The trees are turning a bit. Most are still green, with some going straight to brown due to our drought, but this one is pretty. I took this picture on Sunday, when the sky was soooo blue. It's cold and windy today.
Just the kind of day to do some lying around, like Cisco is here. His fur is even softer than it looks. And he is the cleanest cat I've ever known - all that fur is white and shiny and perfectly groomed.
I want to relax like Cisco does.
Larry has been doing his first paramedic hand-on training on an ambulance. He did ride-alongs when he was training to be an EMT, but a paramedic is a much higher level of certification.

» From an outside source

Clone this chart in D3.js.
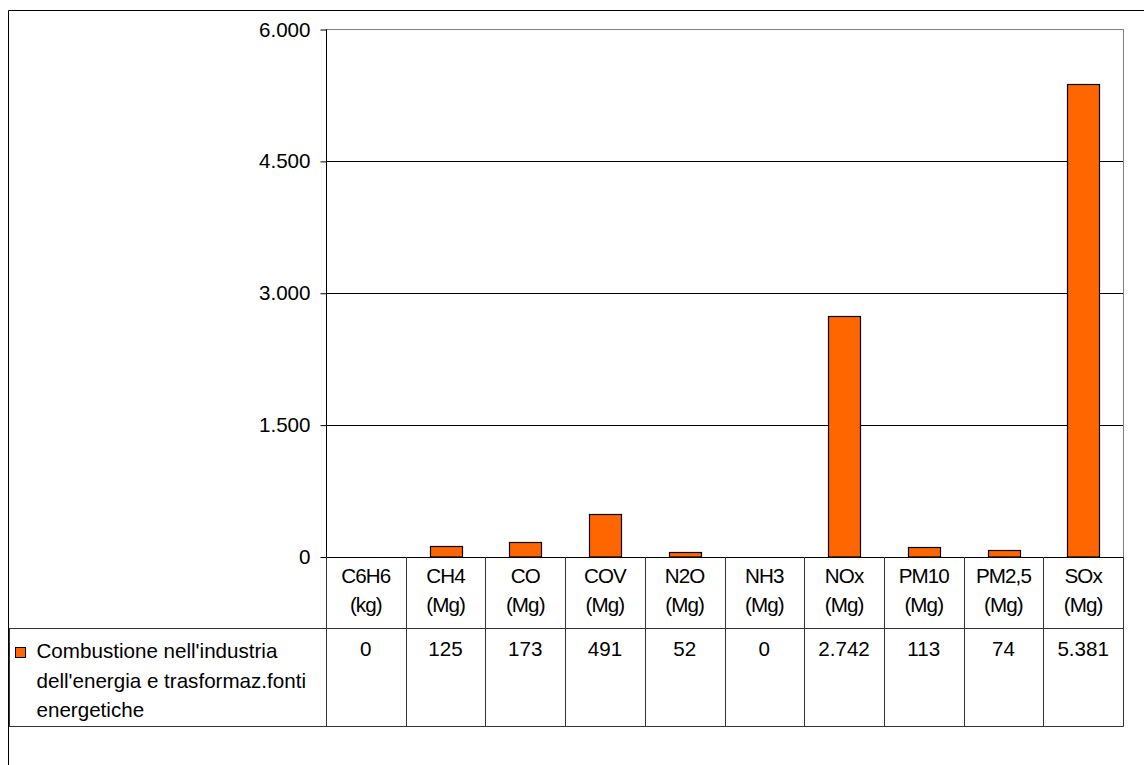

This is the first group of texts I got from him while he was on the ambulance. I was worried about Larry dealing with the baby, as Larry has a pretty tender heart. He would do a good job, but if things went south, Larry would take it hard. Fortunately, the baby will be fine.
Then I asked him what other patients he had.
Heh. I hate autocorrect too, but it does help sometimes. Larry did well this time - they got the pregnant lady to the hospital and all is good. His next training session is Sunday.
Now that the days are getting shorter, I'm driving more with my headlights on. And I notice all the halos I'm seeing around lights due to my cataracts. Pretty rainbow halos. Violet to indigo to cyan to chartreuse to gold to orange to crimson..
Much like this. Pretty. *SIGH* Less than two weeks until I get my first cataract done. Can't come soon enough.
I'm tatting a bit, but I'm very distracted of late. This Mary Konior's Large Cross. I've made this pattern a zillion times, but this time I keep making mistakes and having to retro tat. I'll bet I've picked out 10 rings and 10 chains in this cross alone. I'm stressing We're having to spend a lot of money right now and we really don't have it. Dental implants, eye stuff, the dryer breaking, my retirement funds going to hell, and everything is costing way more than we thought. Plus, while Curly likes his job, he's not getting many hours, therefore not much money. I can't really help him and I'm worried for him. Grrr.
I've recently gotten addicted to this. It's BAD. But it helps me during sad times.
Why can't I be more like Cisco? "What - me worry?"
Are the rest of you stressing these days? What do you do for stress relief?